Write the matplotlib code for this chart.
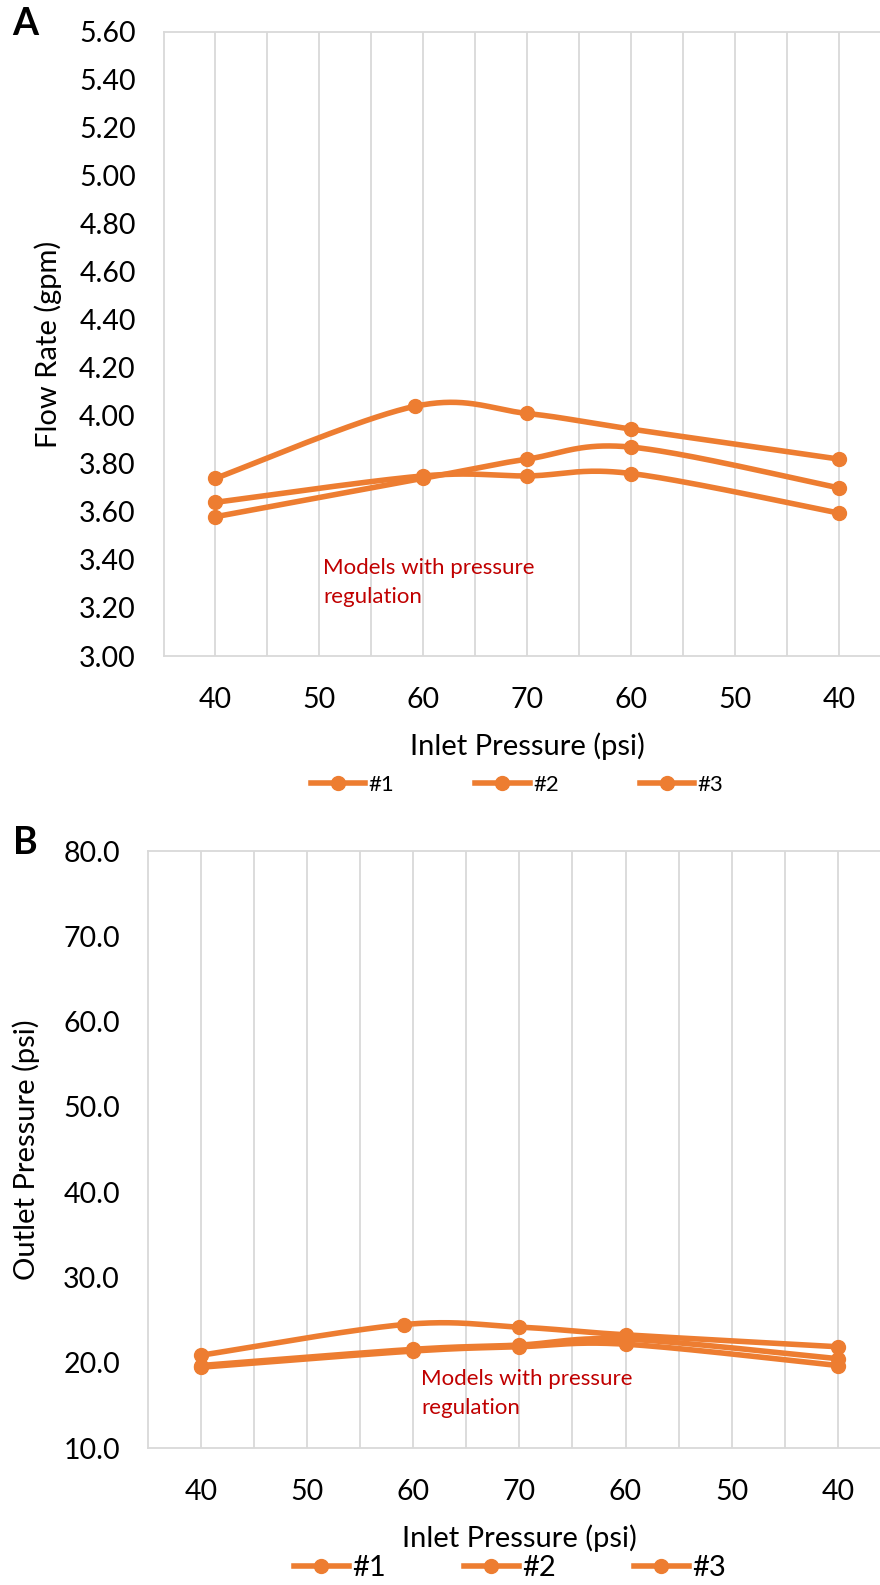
import numpy as np
import matplotlib
matplotlib.use("Agg")
import matplotlib.pyplot as plt
from matplotlib.lines import Line2D

plt.rcParams['font.family'] = ['Lato', 'DejaVu Sans']

# ---------------- data ----------------
x_labels = ["40", "50", "60", "70", "60", "50", "40"]
series_names = ["#1", "#2", "#3"]

# Panel A: flow rate (gpm)
a_x1 = [1.0, 2.92, 4.0, 5.0, 7.0]
a_y1 = [3.74, 4.04, 4.01, 3.945, 3.82]
a_x2 = [1.0, 3.0, 4.0, 5.0, 7.0]
a_y2 = [3.58, 3.74, 3.82, 3.87, 3.70]
a_x3 = [1.0, 3.0, 4.0, 5.0, 7.0]
a_y3 = [3.64, 3.75, 3.75, 3.76, 3.595]

# Panel B: outlet pressure (psi)
b_x1 = [1.0, 2.91, 4.0, 5.0, 7.0]
b_y1 = [20.9, 24.5, 24.2, 23.3, 21.9]
b_x2 = [1.0, 3.0, 4.0, 5.0, 7.0]
b_y2 = [19.7, 21.6, 22.1, 22.8, 20.5]
b_x3 = [1.0, 3.0, 4.0, 5.0, 7.0]
b_y3 = [19.5, 21.4, 21.9, 22.2, 19.7]

a_yticks = [3.0, 3.2, 3.4, 3.6, 3.8, 4.0, 4.2, 4.4, 4.6, 4.8, 5.0, 5.2, 5.4, 5.6]
b_yticks = [10, 20, 30, 40, 50, 60, 70, 80]

ORANGE = "#ED7D31"
GRID = "#D9D9D9"
RED = "#C00000"

W, H = 880, 1585
TICK_FS = 20.5
LABEL_FS = 21


def smooth(xs, ys, n=40):
    """Excel-like smoothed line (Catmull-Rom style cubic Bezier)."""
    p = np.column_stack([xs, ys]).astype(float)
    out = []
    m = len(p)
    for i in range(m - 1):
        p0 = p[i - 1] if i > 0 else p[i]
        p1 = p[i]
        p2 = p[i + 1]
        p3 = p[i + 2] if i + 2 < m else p[i + 1]
        c1 = p1 + (p2 - p0) / 6.0
        c2 = p2 - (p3 - p1) / 6.0
        t = np.linspace(0, 1, n)[:, None]
        seg = ((1 - t) ** 3) * p1 + 3 * ((1 - t) ** 2) * t * c1 + 3 * (1 - t) * t ** 2 * c2 + t ** 3 * p2
        out.append(seg if i == 0 else seg[1:])
    arr = np.vstack(out)
    return arr[:, 0], arr[:, 1]


def fx(px):
    return px / W


def fy(py):
    return 1 - py / H


fig = plt.figure(figsize=(W / 100, H / 100), dpi=100)
fig.patch.set_facecolor("white")


def make_panel(rect_px, ylim, yticks, yfmt, series):
    left, top, right, bottom = rect_px
    ax = fig.add_axes([fx(left), fy(bottom), (right - left) / W, (bottom - top) / H])
    ax.set_xlim(0.5, 7.5)
    ax.set_ylim(*ylim)
    for sx, sy in series:
        xs, ys = smooth(sx, sy)
        ax.plot(xs, ys, color=ORANGE, lw=4.0, solid_capstyle='round', zorder=3)
        ax.plot(sx, sy, 'o', color=ORANGE, ms=10, zorder=4)
    ax.set_xticks(range(1, 8))
    ax.set_xticklabels(x_labels)
    ax.set_xticks(np.arange(1, 7.01, 0.5), minor=True)
    ax.grid(which='minor', axis='x', color=GRID, lw=1.3, zorder=0)
    ax.grid(which='major', axis='x', color=GRID, lw=1.3, zorder=0)
    ax.set_yticks(yticks)
    ax.set_yticklabels([yfmt.format(v) for v in yticks])
    ax.tick_params(axis='both', which='both', length=0, labelsize=TICK_FS, colors='black')
    ax.tick_params(axis='x', pad=22)
    ax.tick_params(axis='y', pad=20)
    for s in ax.spines.values():
        s.set_color(GRID)
        s.set_linewidth(1.3)
    return ax


axA = make_panel((163.5, 31.7, 891, 656), (3.0, 5.6), a_yticks, "{:.2f}",
                 [(a_x1, a_y1), (a_x2, a_y2), (a_x3, a_y3)])
axB = make_panel((147.7, 851, 891, 1448.3), (10, 80), b_yticks, "{:.1f}",
                 [(b_x1, b_y1), (b_x2, b_y2), (b_x3, b_y3)])

# panel letters
fig.text(fx(25), fy(24), "A", fontsize=27, fontweight='bold', ha='center', va='center')
fig.text(fx(25), fy(843), "B", fontsize=27, fontweight='bold', ha='center', va='center')

# axis titles
fig.text(fx(527), fy(746), "Inlet Pressure (psi)", fontsize=LABEL_FS, ha='center', va='center')
fig.text(fx(519), fy(1538), "Inlet Pressure (psi)", fontsize=LABEL_FS, ha='center', va='center')
fig.text(fx(48), fy(344), "Flow Rate (gpm)", fontsize=LABEL_FS, rotation=90, ha='center', va='center')
fig.text(fx(26), fy(1150), "Outlet Pressure (psi)", fontsize=LABEL_FS, rotation=90, ha='center', va='center')

# annotations
fig.text(fx(323), fy(568), "Models with pressure", fontsize=16, color=RED, ha='left', va='center')
fig.text(fx(323), fy(597), "regulation", fontsize=16, color=RED, ha='left', va='center')
fig.text(fx(421), fy(1379), "Models with pressure", fontsize=16, color=RED, ha='left', va='center')
fig.text(fx(421), fy(1408), "regulation", fontsize=16, color=RED, ha='left', va='center')

# legends
handles = [Line2D([], [], color=ORANGE, lw=4.0, marker='o', ms=10) for _ in series_names]
fig.legend(handles, series_names, loc='center', bbox_to_anchor=(fx(517), fy(785)), ncol=3,
           frameon=False, fontsize=16, handlelength=2.45, handletextpad=0.15, columnspacing=3.65,
           borderaxespad=0, borderpad=0)
fig.legend(handles, series_names, loc='center', bbox_to_anchor=(fx(510), fy(1568)), ncol=3,
           frameon=False, fontsize=21, handlelength=1.9, handletextpad=0.12, columnspacing=2.65,
           borderaxespad=0, borderpad=0)

fig.savefig("out.png", dpi=100, facecolor="white")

┄┄┄┄┄┄┄┄┄┄

Quote the data above in full and without alteration; skip the pictures.

• [ANSWER TO THE TASK]
Write the matplotlib code for this chart.
import numpy as np
import matplotlib
matplotlib.use("Agg")
import matplotlib.pyplot as plt
from matplotlib.lines import Line2D

plt.rcParams['font.family'] = ['Lato', 'DejaVu Sans']

# ---------------- data ----------------
x_labels = ["40", "50", "60", "70", "60", "50", "40"]
series_names = ["#1", "#2", "#3"]

# Panel A: flow rate (gpm)
a_x1 = [1.0, 2.92, 4.0, 5.0, 7.0]
a_y1 = [3.74, 4.04, 4.01, 3.945, 3.82]
a_x2 = [1.0, 3.0, 4.0, 5.0, 7.0]
a_y2 = [3.58, 3.74, 3.82, 3.87, 3.70]
a_x3 = [1.0, 3.0, 4.0, 5.0, 7.0]
a_y3 = [3.64, 3.75, 3.75, 3.76, 3.595]

# Panel B: outlet pressure (psi)
b_x1 = [1.0, 2.91, 4.0, 5.0, 7.0]
b_y1 = [20.9, 24.5, 24.2, 23.3, 21.9]
b_x2 = [1.0, 3.0, 4.0, 5.0, 7.0]
b_y2 = [19.7, 21.6, 22.1, 22.8, 20.5]
b_x3 = [1.0, 3.0, 4.0, 5.0, 7.0]
b_y3 = [19.5, 21.4, 21.9, 22.2, 19.7]

a_yticks = [3.0, 3.2, 3.4, 3.6, 3.8, 4.0, 4.2, 4.4, 4.6, 4.8, 5.0, 5.2, 5.4, 5.6]
b_yticks = [10, 20, 30, 40, 50, 60, 70, 80]

ORANGE = "#ED7D31"
GRID = "#D9D9D9"
RED = "#C00000"

W, H = 880, 1585
TICK_FS = 20.5
LABEL_FS = 21


def smooth(xs, ys, n=40):
    """Excel-like smoothed line (Catmull-Rom style cubic Bezier)."""
    p = np.column_stack([xs, ys]).astype(float)
    out = []
    m = len(p)
    for i in range(m - 1):
        p0 = p[i - 1] if i > 0 else p[i]
        p1 = p[i]
        p2 = p[i + 1]
        p3 = p[i + 2] if i + 2 < m else p[i + 1]
        c1 = p1 + (p2 - p0) / 6.0
        c2 = p2 - (p3 - p1) / 6.0
        t = np.linspace(0, 1, n)[:, None]
        seg = ((1 - t) ** 3) * p1 + 3 * ((1 - t) ** 2) * t * c1 + 3 * (1 - t) * t ** 2 * c2 + t ** 3 * p2
        out.append(seg if i == 0 else seg[1:])
    arr = np.vstack(out)
    return arr[:, 0], arr[:, 1]


def fx(px):
    return px / W


def fy(py):
    return 1 - py / H


fig = plt.figure(figsize=(W / 100, H / 100), dpi=100)
fig.patch.set_facecolor("white")


def make_panel(rect_px, ylim, yticks, yfmt, series):
    left, top, right, bottom = rect_px
    ax = fig.add_axes([fx(left), fy(bottom), (right - left) / W, (bottom - top) / H])
    ax.set_xlim(0.5, 7.5)
    ax.set_ylim(*ylim)
    for sx, sy in series:
        xs, ys = smooth(sx, sy)
        ax.plot(xs, ys, color=ORANGE, lw=4.0, solid_capstyle='round', zorder=3)
        ax.plot(sx, sy, 'o', color=ORANGE, ms=10, zorder=4)
    ax.set_xticks(range(1, 8))
    ax.set_xticklabels(x_labels)
    ax.set_xticks(np.arange(1, 7.01, 0.5), minor=True)
    ax.grid(which='minor', axis='x', color=GRID, lw=1.3, zorder=0)
    ax.grid(which='major', axis='x', color=GRID, lw=1.3, zorder=0)
    ax.set_yticks(yticks)
    ax.set_yticklabels([yfmt.format(v) for v in yticks])
    ax.tick_params(axis='both', which='both', length=0, labelsize=TICK_FS, colors='black')
    ax.tick_params(axis='x', pad=22)
    ax.tick_params(axis='y', pad=20)
    for s in ax.spines.values():
        s.set_color(GRID)
        s.set_linewidth(1.3)
    return ax


axA = make_panel((163.5, 31.7, 891, 656), (3.0, 5.6), a_yticks, "{:.2f}",
                 [(a_x1, a_y1), (a_x2, a_y2), (a_x3, a_y3)])
axB = make_panel((147.7, 851, 891, 1448.3), (10, 80), b_yticks, "{:.1f}",
                 [(b_x1, b_y1), (b_x2, b_y2), (b_x3, b_y3)])

# panel letters
fig.text(fx(25), fy(24), "A", fontsize=27, fontweight='bold', ha='center', va='center')
fig.text(fx(25), fy(843), "B", fontsize=27, fontweight='bold', ha='center', va='center')

# axis titles
fig.text(fx(527), fy(746), "Inlet Pressure (psi)", fontsize=LABEL_FS, ha='center', va='center')
fig.text(fx(519), fy(1538), "Inlet Pressure (psi)", fontsize=LABEL_FS, ha='center', va='center')
fig.text(fx(48), fy(344), "Flow Rate (gpm)", fontsize=LABEL_FS, rotation=90, ha='center', va='center')
fig.text(fx(26), fy(1150), "Outlet Pressure (psi)", fontsize=LABEL_FS, rotation=90, ha='center', va='center')

# annotations
fig.text(fx(323), fy(568), "Models with pressure", fontsize=16, color=RED, ha='left', va='center')
fig.text(fx(323), fy(597), "regulation", fontsize=16, color=RED, ha='left', va='center')
fig.text(fx(421), fy(1379), "Models with pressure", fontsize=16, color=RED, ha='left', va='center')
fig.text(fx(421), fy(1408), "regulation", fontsize=16, color=RED, ha='left', va='center')

# legends
handles = [Line2D([], [], color=ORANGE, lw=4.0, marker='o', ms=10) for _ in series_names]
fig.legend(handles, series_names, loc='center', bbox_to_anchor=(fx(517), fy(785)), ncol=3,
           frameon=False, fontsize=16, handlelength=2.45, handletextpad=0.15, columnspacing=3.65,
           borderaxespad=0, borderpad=0)
fig.legend(handles, series_names, loc='center', bbox_to_anchor=(fx(510), fy(1568)), ncol=3,
           frameon=False, fontsize=21, handlelength=1.9, handletextpad=0.12, columnspacing=2.65,
           borderaxespad=0, borderpad=0)

fig.savefig("out.png", dpi=100, facecolor="white")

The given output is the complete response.